But how can an honest attempt to “make the world a better place” result in so much needless suffering? That’s where “righteous ego” comes in.
Ego is the force that makes you think you know what’s best, and more so, that you are what’s best. It manifests in enforcing others to act and be like you want them to be, with punishments for non-compliance. If the person cannot or absolutely refuses to not become the way they are “supposed to be”, they have to be removed or killed in order for the world to become a “better place”.
Nazis thought Aryan race Germans were the best, ISIS thinks their version of “proper Muslims” are the best, white supremacists think being white is the best, Stalin’s communism thought communists/proletariats were the best. Now, if it stays there, then they are arrogant, but they aren’t necessarily evil. The evil comes when they decide who is “the worst”. Nazis decided it was Jews, ISIS decided it’s apostates to Islam, white supremacists decided it was Africans (and at other times, the Japanese and Indigenous people), Stalin’s communism decided it was the bourgeoisie. This results in social stratification, with rewards for being “the best” and punishments for being “the worst”. The more fervent the group’s belief in the ideology, the more severe the stratifications, and thus punishments, become.
But no one wants to be evil (except maybe certain disturbed or psychopathic individuals). The majority of people want to feel as though they are morally good. So, ego on its own won’t get far; it has to be considered “righteous”. All these terrible ideologies I’ve mentioned are very unreasonable, and as such, their claims to being “righteously justified” need also to be unreasonable. One such means to skip reason is to claim that it was a declaration from God. This is seen in ISIS and historically within the Catholic Church. Heretics or infidels can be burned or beheaded simply becauseĀ God said so.

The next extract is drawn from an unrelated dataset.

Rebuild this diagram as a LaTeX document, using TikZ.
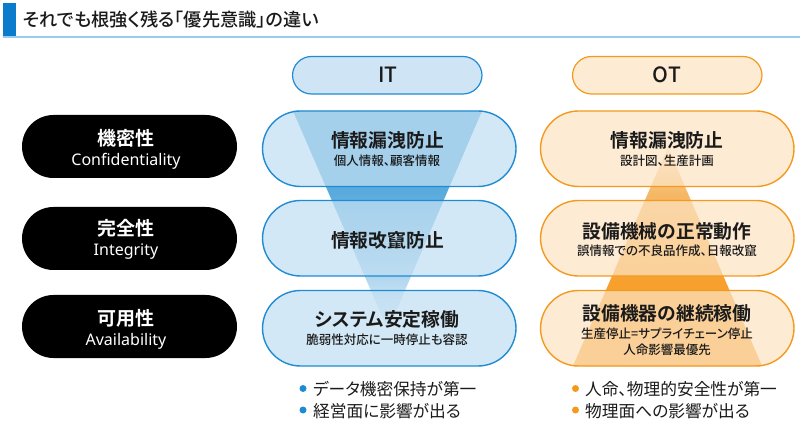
\documentclass[tikz,border=0pt]{standalone}
\usepackage{fontspec}
\setmainfont{Noto Sans CJK JP}[BoldFont={Noto Sans CJK JP Bold},RawFeature=+palt]
\newfontfamily\medfont{Noto Sans CJK JP Medium}[RawFeature=+palt]
\newfontfamily\latinfont{Noto Sans}
\definecolor{itline}{HTML}{1F8BD3}
\definecolor{itfill}{HTML}{C2DFF2}
\definecolor{ithead}{HTML}{CFE5F5}
\definecolor{otline}{HTML}{F39A1E}
\definecolor{otfill}{HTML}{FCE3C2}
\definecolor{othead}{HTML}{FDEBD3}
\definecolor{titlebar}{HTML}{0A7CCB}
\definecolor{titleline}{HTML}{9ACDEB}
\definecolor{inkc}{HTML}{1A1A1A}
\definecolor{ita}{HTML}{5AABDD}
\definecolor{itb}{HTML}{B5D9F0}
\definecolor{itc}{HTML}{F2F8FC}
\definecolor{ota}{HTML}{F7A02E}
\definecolor{otb}{HTML}{F5B866}
\definecolor{otc}{HTML}{FDE8CC}
\pgfdeclareverticalshading{ittrishade}{100bp}{
  color(0bp)=(itc); color(25bp)=(itc); color(36bp)=(itb);
  color(56bp)=(ita); color(100bp)=(ita)}
\pgfdeclareverticalshading{ottrishade}{100bp}{
  color(0bp)=(ota); color(44bp)=(ota); color(64.5bp)=(otb);
  color(75bp)=(otc); color(100bp)=(otc)}
\tikzset{
  itpill/.style={draw=itline,line width=1.4pt,fill=itfill,fill opacity=.72,rounded corners=38pt},
  otpill/.style={draw=otline,line width=1.4pt,fill=otfill,fill opacity=.72,rounded corners=38pt},
  itheadpill/.style={draw=itline,line width=1.2pt,fill=ithead,rounded corners=19pt},
  otheadpill/.style={draw=otline,line width=1.2pt,fill=othead,rounded corners=19pt},
  blackpill/.style={fill=black,rounded corners=31.5pt},
  mainlabel/.style={font=\fontsize{18.8}{22}\selectfont\bfseries,text=inkc,inner sep=0pt},
  sublabel/.style={font=\medfont\fontsize{12.5}{16}\selectfont,text=inkc,align=center,inner sep=0pt},
  headlabel/.style={font=\medfont\fontsize{21}{24}\selectfont,text=inkc,inner sep=0pt},
  blackjp/.style={font=\fontsize{19}{22}\selectfont\bfseries,text=white,inner sep=0pt},
  blacken/.style={font=\latinfont\fontsize{16}{19}\selectfont,text=white,inner sep=0pt},
  bullettext/.style={font=\fontsize{16.7}{19}\selectfont,text=inkc,anchor=west,inner sep=0pt},
  dotblue/.style={circle,fill=itline,minimum size=7pt,inner sep=0pt},
  dotorange/.style={circle,fill=otline,minimum size=7pt,inner sep=0pt},
}
\begin{document}
\begin{tikzpicture}[x=1pt,y=-1pt]
\useasboundingbox (0,0) rectangle (800,427);
% title
\fill[titlebar] (3,3) rectangle (16,36);
\fill[titleline] (3,36) rectangle (800,38);
\node[anchor=west,inner sep=0pt,font=\medfont\fontsize{18.2}{20}\selectfont,text=inkc] (title) at (23,20) {それでも根強く残る「優先意識」の違い};
% triangles
\shade[shading=ittrishade] (293,111) -- (482,111) -- (388,330) -- cycle;
\shade[shading=ottrishade] (668,147) -- (762,366) -- (573,366) -- cycle;
% headers
\draw[itheadpill] (292.5,56.5) rectangle (482,94);
\draw[otheadpill] (572.5,56.5) rectangle (762,94);
\node[headlabel] (it) at (388,75) {IT};
\node[headlabel] (ot) at (667,75) {OT};
% IT pills
\draw[itpill] (262.5,111) rectangle (516,186.5);
\draw[itpill] (262.5,200.5) rectangle (516,276);
\draw[itpill] (262.5,290.5) rectangle (516,366);
% OT pills
\draw[otpill] (540.5,111) rectangle (794,186.5);
\draw[otpill] (540.5,200.5) rectangle (794,276);
\draw[otpill] (540.5,290.5) rectangle (794,366);
% black
\fill[blackpill] (22,115) rectangle (237,178);
\fill[blackpill] (22,207) rectangle (237,270);
\fill[blackpill] (22,295) rectangle (237,358);
\node[blackjp] (c1) at (126,138) {機密性};
\node[blacken] (c2) at (126,161) {Confidentiality};
\node[blackjp] (i1) at (126,228) {完全性};
\node[blacken] (i2) at (126,251.5) {Integrity};
\node[blackjp] (a1) at (126,318) {可用性};
\node[blacken] (a2) at (126,341) {Availability};
% IT text
\node[mainlabel] (t1) at (387.5,140) {情報漏洩防止};
\node[sublabel] (t2) at (387,161) {個人情報、顧客情報};
\node[mainlabel] (t3) at (387.5,240) {情報改竄防止};
\node[mainlabel] (t4) at (387,319) {システム安定稼働};
\node[sublabel] (t5) at (387,340) {脆弱性対応に一時停止も容認};
% OT text
\node[mainlabel] (o1) at (667,140) {情報漏洩防止};
\node[sublabel] (o2) at (667,161) {設計図、生産計画};
\node[mainlabel] (o3) at (667,231) {設備機械の正常動作};
\node[sublabel] (o4) at (667,251) {誤情報での不良品作成、日報改竄};
\node[mainlabel] (o5) at (667,313) {設備機器の継続稼働};
\node[sublabel] (o6) at (667,342) {生産停止=サプライチェーン停止\\人命影響最優先};
% bullets
\node[dotblue] (b1) at (303,388.5) {};
\node[dotblue] (b2) at (303,410) {};
\node[bullettext] (bt1) at (313,389) {データ機密保持が第一};
\node[bullettext] (bt2) at (313,411) {経営面に影響が出る};
\node[dotorange] (b3) at (575.5,388.5) {};
\node[dotorange] (b4) at (575.5,410) {};
\node[bullettext] (bt3) at (585,389) {人命、物理的安全性が第一};
\node[bullettext] (bt4) at (585,411) {物理面への影響が出る};
\end{tikzpicture}
\end{document}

The second reason, and the one I wish to develop further, is self-aggrandizement. Humans have a tendency to be selfish, and we love things that feed our self-esteem. In fact, we may love the way something sounds to our ego so much that we do away with reason and evidence in favour of it. If you are a white person, and you hear that you are better than black people, it feeds a sick but significant aspect of your self-esteem. It might feel so nice to think that you are better than other people that it occupies your thoughts in such a great extent that reason and proper contemplation never make their way in. If you are Muslim, and someone tells you that Muslims are better than other people, or if you are a man getting told that men are better than women, or if you are a poor, working class peasant being told that you are better than rich people…you might be too inclined to agree without properly thinking it through.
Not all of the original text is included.